The biblical character Hannah, as many of you probably know, was barren. Although she desired to have children, the Lord had "closed her womb." Because of this, she was shamed and persecuted (see 1 Samuel 1:3-8). However, instead of rebelling against God because of this misfortune, she decided to trust God with her anxieties. Hannah lifted up a great prayer to the Lord, a prayer so great that Eli (a priest at the temple who saw her pray) thought that she was drunk. However, Hannah was not drunk, but rather so moved by her trust in the Lord that it caused her to look a bit odd to the casual bystander [Perhaps you have found yourself in the same circumstance before. Here is your scriptural defense.] Nevertheless, Eli the priest promises her that her request to God will come true. Hannah rejoices, goes home, "knows her husband,"* and conceives.


From this story, we get a clear picture of what it looks like to trust the Lord with our anxieties. 1 Samuel tells us that Hannah was anxious about not having children (see verse quoted above). However, instead of bottling up her fear, she released it to the Lord and requested that he change her circumstance.
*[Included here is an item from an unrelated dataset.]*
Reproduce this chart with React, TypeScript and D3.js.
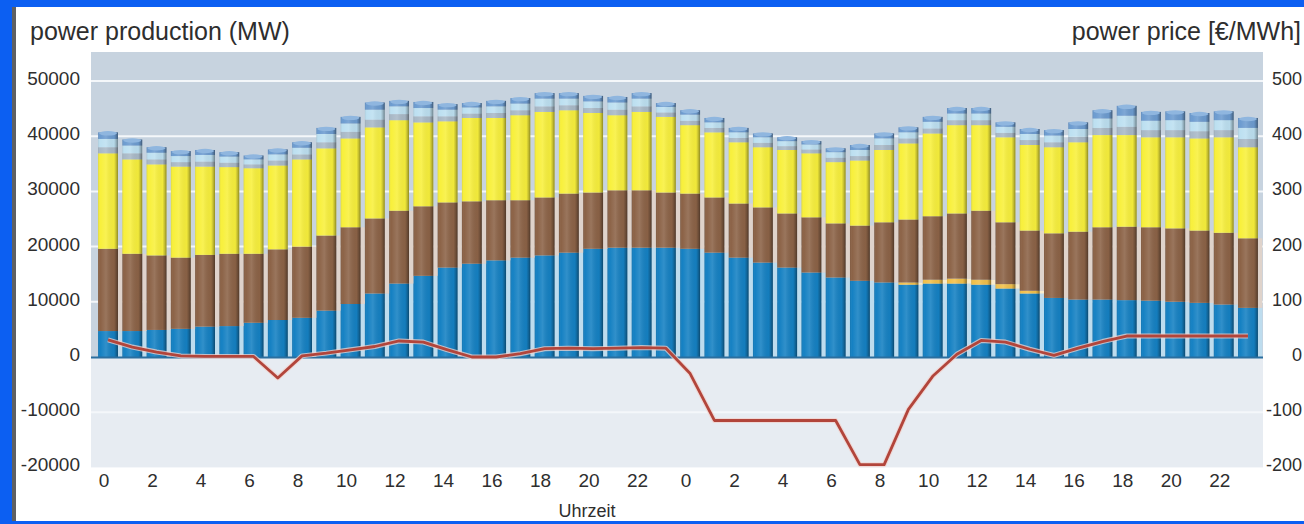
import * as d3 from 'd3';
import { useEffect, useRef } from 'react';

// 48 hourly values, two days
const hours = [
  0, 1, 2, 3, 4, 5, 6, 7, 8, 9, 10, 11, 12, 13, 14, 15, 16, 17, 18, 19, 20, 21, 22, 23,
  0, 1, 2, 3, 4, 5, 6, 7, 8, 9, 10, 11, 12, 13, 14, 15, 16, 17, 18, 19, 20, 21, 22, 23,
];

const blue = [
  4700, 4700, 4900, 5100, 5500, 5600, 6200, 6700, 7100, 8400, 9600, 11500,
  13300, 14700, 16200, 16900, 17500, 18000, 18400, 18900, 19600, 19800, 19800, 19800,
  19600, 18900, 18000, 17100, 16200, 15300, 14400, 13800, 13500, 13100, 13300, 13300,
  13100, 12400, 11500, 10700, 10400, 10400, 10300, 10200, 10000, 9800, 9500, 8900,
];
const orange = [
  0, 0, 0, 0, 0, 0, 0, 0, 0, 0, 0, 0,
  0, 0, 0, 0, 0, 0, 0, 0, 0, 0, 0, 0,
  0, 0, 0, 0, 0, 0, 0, 0, 0, 400, 700, 900,
  900, 800, 500, 0, 0, 0, 0, 0, 0, 0, 0, 0,
];
const brown = [
  14900, 14000, 13500, 12900, 13000, 13100, 12500, 12800, 12900, 13600, 13900, 13600,
  13200, 12600, 11800, 11300, 10900, 10400, 10500, 10700, 10200, 10400, 10400, 10000,
  10000, 10000, 9800, 10000, 9800, 10000, 9800, 10000, 10900, 11400, 11500, 11800,
  12500, 11200, 10900, 11700, 12300, 13100, 13300, 13300, 13300, 13100, 13000, 12600,
];
const yellow = [
  17300, 17100, 16500, 16500, 16000, 15700, 15500, 15200, 15800, 15800, 16100, 16500,
  16400, 15200, 14700, 15100, 14900, 15400, 15500, 15100, 14400, 13600, 14200, 13700,
  12400, 11800, 11100, 10900, 11500, 11600, 11100, 11800, 13100, 13800, 15000, 16000,
  15500, 15400, 15500, 15600, 16200, 16700, 16600, 16300, 16500, 16700, 17300, 16500,
];
const grey = [
  1100, 1100, 900, 800, 900, 800, 700, 900, 900, 1100, 1200, 1400,
  1100, 1100, 900, 800, 900, 900, 1000, 900, 900, 1000, 1000, 800,
  800, 800, 800, 800, 700, 700, 800, 800, 900, 900, 900, 900,
  900, 800, 900, 900, 1000, 1300, 1500, 1300, 1300, 1300, 1300, 1500,
];
const lightBlue = [
  1500, 1400, 1200, 1100, 1200, 1100, 900, 1100, 1200, 1500, 1500, 1800,
  1400, 1500, 1200, 1100, 1200, 1200, 1400, 1200, 1200, 1300, 1400, 1000,
  1100, 1000, 1000, 1000, 900, 900, 1000, 1100, 1200, 1100, 1200, 1200,
  1200, 1100, 1100, 1200, 1400, 1700, 2000, 1700, 1800, 1700, 1800, 2000,
];
const cap = [
  1200, 1100, 1000, 900, 900, 800, 700, 900, 1000, 1100, 1200, 1300,
  1000, 1100, 1000, 800, 1000, 1000, 1000, 1000, 1000, 1000, 1000, 700,
  800, 800, 800, 700, 700, 600, 700, 900, 900, 900, 900, 1000,
  1000, 800, 900, 1000, 1200, 1500, 1800, 1600, 1600, 1600, 1600, 1800,
];
const price = [
  31, 18, 9, 2, 1, 1, 1, -38, 2, 7, 13, 19,
  29, 27, 13, 0, 0, 6, 15, 16, 15, 16, 17, 16,
  -30, -115, -115, -115, -115, -115, -115, -195, -195, -95, -35, 5,
  30, 27, 14, 3, 16, 28, 38, 38, 38, 38, 38, 38,
];

const leftTicks = [50000, 40000, 30000, 20000, 10000, 0, -10000, -20000];
const rightTicks = [500, 400, 300, 200, 100, 0, -100, -200];
const gridLines = [50000, 40000, 30000, 20000, 10000, -10000];

const seriesKeys = ['blue', 'orange', 'brown', 'yellow', 'grey', 'lightBlue', 'cap'];
const seriesColors = ['#1581c3', '#f2c04a', '#8c6347', '#f8f03c', '#a9b9c7', '#bde0f1', '#6d9cd0'];
const gapGlow = [true, true, true, false, false, false, false];

const W = 1304;
const H = 524;
const FONT = "'Liberation Sans', Arial, sans-serif";

export default function App() {
  const svgRef = useRef(null);

  useEffect(() => {
    const svg = d3.select(svgRef.current);
    svg.selectAll('*').remove();

    const idx = d3.range(hours.length);
    const rows = idx.map((i) => ({
      blue: blue[i],
      orange: orange[i],
      brown: brown[i],
      yellow: yellow[i],
      grey: grey[i],
      lightBlue: lightBlue[i],
      cap: cap[i],
    }));
    const stacked = d3.stack().keys(seriesKeys)(rows as any);

    const x = d3
      .scaleBand()
      .domain(idx as any)
      .range([95.9, 1260.1])
      .paddingInner(0.18)
      .paddingOuter(0.09);
    const y = d3.scaleLinear().domain([-20000, 55250]).range([467.4, 52]);
    const yP = d3.scaleLinear().domain([-200, 552.5]).range([467.4, 52]);
    const bw = x.bandwidth();
    const gap = x.step() - bw;

    const defs = svg.append('defs');
    const sh = defs
      .append('linearGradient')
      .attr('id', 'shade')
      .attr('x1', 0)
      .attr('x2', 1)
      .attr('y1', 0)
      .attr('y2', 0);
    sh.append('stop').attr('offset', '0%').attr('stop-color', '#000').attr('stop-opacity', 0.1);
    sh.append('stop').attr('offset', '12%').attr('stop-color', '#fff').attr('stop-opacity', 0.0);
    sh.append('stop').attr('offset', '40%').attr('stop-color', '#fff').attr('stop-opacity', 0.12);
    sh.append('stop').attr('offset', '80%').attr('stop-color', '#000').attr('stop-opacity', 0.03);
    sh.append('stop').attr('offset', '90%').attr('stop-color', '#000').attr('stop-opacity', 0.2);
    sh.append('stop').attr('offset', '100%').attr('stop-color', '#000').attr('stop-opacity', 0.42);

    // frame
    svg.append('rect').attr('width', W).attr('height', H).attr('fill', '#ffffff');
    svg.append('rect').attr('width', W).attr('height', 7).attr('fill', '#0c5ff2');
    svg.append('rect').attr('width', 12).attr('height', H).attr('fill', '#0c5ff2');
    svg.append('rect').attr('y', 521).attr('width', W).attr('height', 3).attr('fill', '#0c5ff2');
    svg.append('rect').attr('x', 12).attr('y', 7).attr('width', 4).attr('height', 514).attr('fill', '#5f6062');

    // plot background
    svg
      .append('rect')
      .attr('x', 91)
      .attr('y', 52)
      .attr('width', 1172)
      .attr('height', y(0) - 52)
      .attr('fill', '#c7d3df');
    svg
      .append('rect')
      .attr('x', 91)
      .attr('y', y(0))
      .attr('width', 1172)
      .attr('height', 467.4 - y(0))
      .attr('fill', '#e7ecf2');

    svg
      .append('g')
      .selectAll('line')
      .data(gridLines)
      .enter()
      .append('line')
      .attr('x1', 91)
      .attr('x2', 1263)
      .attr('y1', (d) => y(d))
      .attr('y2', (d) => y(d))
      .attr('stroke', '#f4f7fa')
      .attr('stroke-width', 2);

    // bars
    const bars = svg.append('g');
    stacked.forEach((layer: any, k: number) => {
      const col = seriesColors[k];
      const g = bars.append('g');
      if (gapGlow[k]) {
        g.selectAll('rect.glow')
          .data(layer)
          .enter()
          .append('rect')
          .attr('class', 'glow')
          .attr('x', (d: any, i: number) => (x(i as any) as number) + bw)
          .attr('y', (d: any) => y(d[1]))
          .attr('width', gap)
          .attr('height', (d: any) => Math.max(0, y(d[0]) - y(d[1])))
          .attr('fill', d3.interpolateRgb(col, '#ffffff')(0.72));
      }
      g.selectAll('rect.seg')
        .data(layer)
        .enter()
        .append('rect')
        .attr('class', 'seg')
        .attr('x', (d: any, i: number) => x(i as any) as number)
        .attr('y', (d: any) => y(d[1]))
        .attr('width', bw)
        .attr('height', (d: any) => Math.max(0, y(d[0]) - y(d[1])))
        .attr('fill', col);
    });

    const top = stacked[stacked.length - 1];
    // cylinder shading over each bar
    bars
      .append('g')
      .selectAll('rect')
      .data(top)
      .enter()
      .append('rect')
      .attr('x', (d: any, i: number) => x(i as any) as number)
      .attr('y', (d: any) => y(d[1]))
      .attr('width', bw)
      .attr('height', (d: any) => y(0) - y(d[1]))
      .attr('fill', 'url(#shade)');
    // rounded top
    bars
      .append('g')
      .selectAll('ellipse')
      .data(top)
      .enter()
      .append('ellipse')
      .attr('cx', (d: any, i: number) => (x(i as any) as number) + bw / 2)
      .attr('cy', (d: any) => y(d[1]) + 1)
      .attr('rx', bw / 2 - 1)
      .attr('ry', 2.2)
      .attr('fill', '#8fb6df');

    // zero line
    svg
      .append('line')
      .attr('x1', 91)
      .attr('x2', 1263)
      .attr('y1', y(0) + 0.5)
      .attr('y2', y(0) + 0.5)
      .attr('stroke', '#2b6f9f')
      .attr('stroke-width', 2);

    // price line
    const line = d3
      .line<number>()
      .x((d, i) => (x(i as any) as number) + bw / 2)
      .y((d) => yP(d));
    svg
      .append('path')
      .datum(price)
      .attr('d', line as any)
      .attr('fill', 'none')
      .attr('stroke', '#f1d2cc')
      .attr('stroke-width', 5)
      .attr('stroke-opacity', 0.75)
      .attr('stroke-linejoin', 'round');
    svg
      .append('path')
      .datum(price)
      .attr('d', line as any)
      .attr('fill', 'none')
      .attr('stroke', '#b2453b')
      .attr('stroke-width', 2.8)
      .attr('stroke-linejoin', 'round');

    // titles
    svg
      .append('text')
      .attr('x', 30)
      .attr('y', 40)
      .style('font-family', FONT)
      .style('font-size', 25)
      .attr('fill', '#2e2e2e')
      .text('power production (MW)');
    svg
      .append('text')
      .attr('x', 1301)
      .attr('y', 40)
      .attr('text-anchor', 'end')
      .style('font-family', FONT)
      .style('font-size', 25)
      .attr('fill', '#2e2e2e')
      .text('power price [€/MWh]');

    // left axis labels
    svg
      .append('g')
      .selectAll('text')
      .data(leftTicks)
      .enter()
      .append('text')
      .attr('x', 80)
      .attr('y', (d) => y(d) + 4)
      .attr('text-anchor', 'end')
      .style('font-family', FONT)
      .style('font-size', 19)
      .attr('fill', '#2e2e2e')
      .text((d) => String(d));

    // right axis labels
    svg
      .append('g')
      .selectAll('text')
      .data(rightTicks)
      .enter()
      .append('text')
      .attr('x', 1302)
      .attr('y', (d) => yP(d) + 4)
      .attr('text-anchor', 'end')
      .style('font-family', FONT)
      .style('font-size', 18)
      .attr('fill', '#2e2e2e')
      .text((d) => String(d));

    // hour labels
    svg
      .append('g')
      .selectAll('text')
      .data(idx.filter((i) => hours[i] % 2 === 0))
      .enter()
      .append('text')
      .attr('x', (i) => (x(i as any) as number) + bw / 2 - 4)
      .attr('y', 487)
      .attr('text-anchor', 'middle')
      .style('font-family', FONT)
      .style('font-size', 19)
      .attr('fill', '#2e2e2e')
      .text((i) => String(hours[i]));

    svg
      .append('text')
      .attr('x', 587)
      .attr('y', 517)
      .attr('text-anchor', 'middle')
      .style('font-family', FONT)
      .style('font-size', 18)
      .attr('fill', '#2e2e2e')
      .text('Uhrzeit');
  }, []);

  return (
    <div>
      <svg
        ref={svgRef}
        width={W}
        height={H}
        style={{ position: 'absolute', left: 0, top: 0 }}
      ></svg>
    </div>
  );
}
Hannah did what Peter commands us to in 1 Peter 5:6-7: "Humble yourselves, therefore, under the mighty hand of God so that at the proper time he may exalt you, casting all your anxieties on him, because he cares for you."


So, do we follow the example of Hannah? Do we trust God with our anxieties, or do we deal with them in a different way? Perhaps you deal with your anxieties by bottling them up, responding to them in anger, or simply neglecting them in procrasination. Let me encourage you this morning. There are only two ways to deal with your anxieties and fears: to trust the Lord with them, or to not. I encourage you to do the former. Trust God with your anxieties, pray to him, and he will provide you with a peace that surpasses understanding, even if your circumstances don't change (Phil. 4:7).


*This is the Bible's PG terminolgy for when a mommy and a daddy "love eachother very much."